La gestion des carrières, comme les autres pratiques centrales de la gestion des ressources humaines, est marquée par une forte insistance sur la nécessité de prendre des décisions en considérant les caractéristiques propres aux personnes. Ce mouvement d’individualisation conduit à enrichir la gestion des carrières en la transformant en gestion différentielle des carrières.
Des essais d’introduire la gestion différentielle ont concerné dans le passé des classes d’âge (gestion différenciée des rémunérations et des modèles de carrière des anciens dans l’organisation et des nouveaux entrants, par exemple). Cette tendance devrait se confirmer dans le futur et rendre incontournable une gestion différentielle des carrières.
Dans ces conditions, les décisions ne seront plus prises par rapport à un référentiel unique dont l’application serait universelle, mais seront particularisées par rapport à une série de référentiels ajustés aux types et à la qualité différente des liens entre les personnes et les organisations.
Un critère différenciateur en gestion des carrières, un critère efficace du point de vue de ses effets et pertinent sur le plan théorique, pourrait être le type et le niveau de demande d’autonomie exprimé par la personne dans la construction de sa carrière [1]. Cette notion d’autonomie a l’avantage de bien rendre compte des conduites observables dans les entreprises du côté des décideurs comme de celui des personnes objets ou clients de ces décisions.
Mettre l’accent sur l’autonomie nous rappelle que le pouvoir est inégalement distribué dans l’entreprise du fait de la division sociale du travail. Pourtant, l’autonomie est l’objet d’une injonction forte des responsables hiérarchiques à l’égard de leurs collaborateurs : « Conduisez-vous de façon autonome, prenez-vous en charge, soyez responsable de votre carrière ». Réciproquement, les collaborateurs demandent à leurs patrons d’accroître leurs degrés de liberté pour mieux choisir et se mobiliser davantage.
Si elle n’a pas de contenu opérationnel, l’autonomie reste un beau souhait sans réalité. Des travaux ont donc tenté de la mesurer dans la situation de travail [2].

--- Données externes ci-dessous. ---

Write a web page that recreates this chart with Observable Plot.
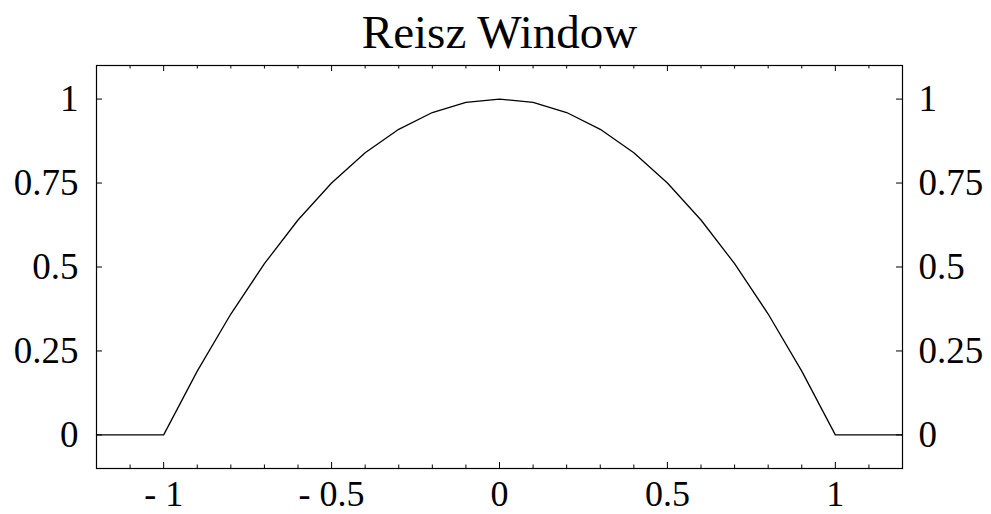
<!DOCTYPE html>
<html>
<head>
<meta charset="utf-8">
<script src="https://cdn.jsdelivr.net/npm/d3@7"></script>
<script src="https://cdn.jsdelivr.net/npm/@observablehq/plot@0.6"></script>
<style>
  html, body { margin: 0; padding: 0; background: #fff; }
  #chart svg { display: block; }
</style>
</head>
<body>
<div id="chart"></div>
<script>
// Reisz window samples: position and window value
const xs = [-1.2, -1, -0.9, -0.8, -0.7, -0.6, -0.5, -0.4, -0.3, -0.2, -0.1, 0,
            0.1, 0.2, 0.3, 0.4, 0.5, 0.6, 0.7, 0.8, 0.9, 1, 1.2];
const ws = [0, 0, 0.19, 0.36, 0.51, 0.64, 0.75, 0.84, 0.91, 0.96, 0.99, 1,
            0.99, 0.96, 0.91, 0.84, 0.75, 0.64, 0.51, 0.36, 0.19, 0, 0];

// Axis ticks and their labels
const xMajor = [-1, -0.5, 0, 0.5, 1];
const xLabels = ["- 1", "- 0.5", "0", "0.5", "1"];
const xMinor = [-1.1, -0.9, -0.8, -0.7, -0.6, -0.4, -0.3, -0.2, -0.1,
                0.1, 0.2, 0.3, 0.4, 0.6, 0.7, 0.8, 0.9, 1.1];
const yMajor = [0, 0.25, 0.5, 0.75, 1];
const yLabels = ["0", "0.25", "0.5", "0.75", "1"];
const title = "Reisz Window";

const data = xs.map((x, i) => ({x, w: ws[i]}));

const W = 991, H = 514;
const mL = 96, mR = 89, mT = 65, mB = 46;
const fw = W - mL - mR, fh = H - mT - mB;
const major = 6, minor = 3.5;

const chart = Plot.plot({
  width: W,
  height: H,
  marginLeft: mL,
  marginRight: mR,
  marginTop: mT,
  marginBottom: mB,
  style: {fontFamily: "'Liberation Serif', 'Times New Roman', serif", fontSize: "36px", background: "#fff", color: "#000"},
  x: {domain: [-1.2, 1.2]},
  y: {domain: [-0.1, 1.1]},
  marks: [
    Plot.frame({stroke: "#000", strokeWidth: 1.2}),
    // inward ticks along all four sides
    Plot.tickX(xMajor, {x: d => d, insetTop: fh - major, stroke: "#000"}),
    Plot.tickX(xMajor, {x: d => d, insetBottom: fh - major, stroke: "#000"}),
    Plot.tickX(xMinor, {x: d => d, insetTop: fh - minor, stroke: "#000"}),
    Plot.tickX(xMinor, {x: d => d, insetBottom: fh - minor, stroke: "#000"}),
    Plot.tickY(yMajor, {y: d => d, insetRight: fw - major, stroke: "#000"}),
    Plot.tickY(yMajor, {y: d => d, insetLeft: fw - major, stroke: "#000"}),
    // tick labels
    Plot.axisX(xMajor, {anchor: "bottom", tickSize: 0, tickPadding: 12, tickFormat: (d, i) => xLabels[i], fontSize: 36, label: null}),
    Plot.axisY(yMajor, {anchor: "left", tickSize: 0, tickPadding: 18, tickFormat: (d, i) => yLabels[i], fontSize: 37, label: null}),
    Plot.axisY(yMajor, {anchor: "right", tickSize: 0, tickPadding: 16, tickFormat: (d, i) => yLabels[i], fontSize: 37, label: null}),
    // the window curve
    Plot.line(data, {x: "x", y: "w", stroke: "#000", strokeWidth: 1.3}),
    // title
    Plot.text([title], {frameAnchor: "top", lineAnchor: "bottom", dy: -18, fontSize: 47, fill: "#000"})
  ]
});
document.getElementById("chart").appendChild(chart);
</script>
</body>
</html>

Mes propres travaux, menés depuis plusieurs années sur des populations de jeunes managers, m’ont conduit à proposer une typologie des formes d’autonomie observables en milieu de travail.
Il existerait ainsi quatre formes d’autonomie. Ces formes d’autonomie correspondraient à des dispositions préférentielles, celles qui apportent à la personne la plus grande efficacité quant à son rapport au monde et aux autres, et produisent en conséquence le plus grand impact.
S’il faut admettre l’hypothèse que toute personne possède en puissance toutes ces formes d’autonomie, l’observation montre que l’une d’entre elles semble bénéficier d’un privilège et s’exprimer d’avantage à une époque donnée de la vie, voire pendant toute la durée de la vie pour certaines personnes.
La typologie des formes d’autonomie distingue :
- L’autonomie des personnes valorisant les relations d’interdépendance
- L’autonomie des personnes engagées dans un rapport essentiellement contre-dépendant à l’égard de leur entreprise, des supérieurs
- L’autonomie des personnes se sentant à l’aise dans un rapport de dépendance et d’identification à l’entreprise et aux supérieurs
- L’autonomie des personnes évoluant comme des électrons libres, en recherche d’un ancrage.
Ces formes d’autonomie sont repérables à des niveaux de plus ou moins grande intensité, et chaque personne peut être caractérisée par la forme d’autonomie privilégiée qui émerge de façon préférentielle dans sa conduite, à un moment donné de sa carrière.
À des individus différents correspondent donc des formes d’autonomie différentes conduisant les entreprises à proposer des dispositifs de gestion de carrière différents. C’est la proposition d’une telle offre qui légitime une approche différentielle de la gestion des carrières.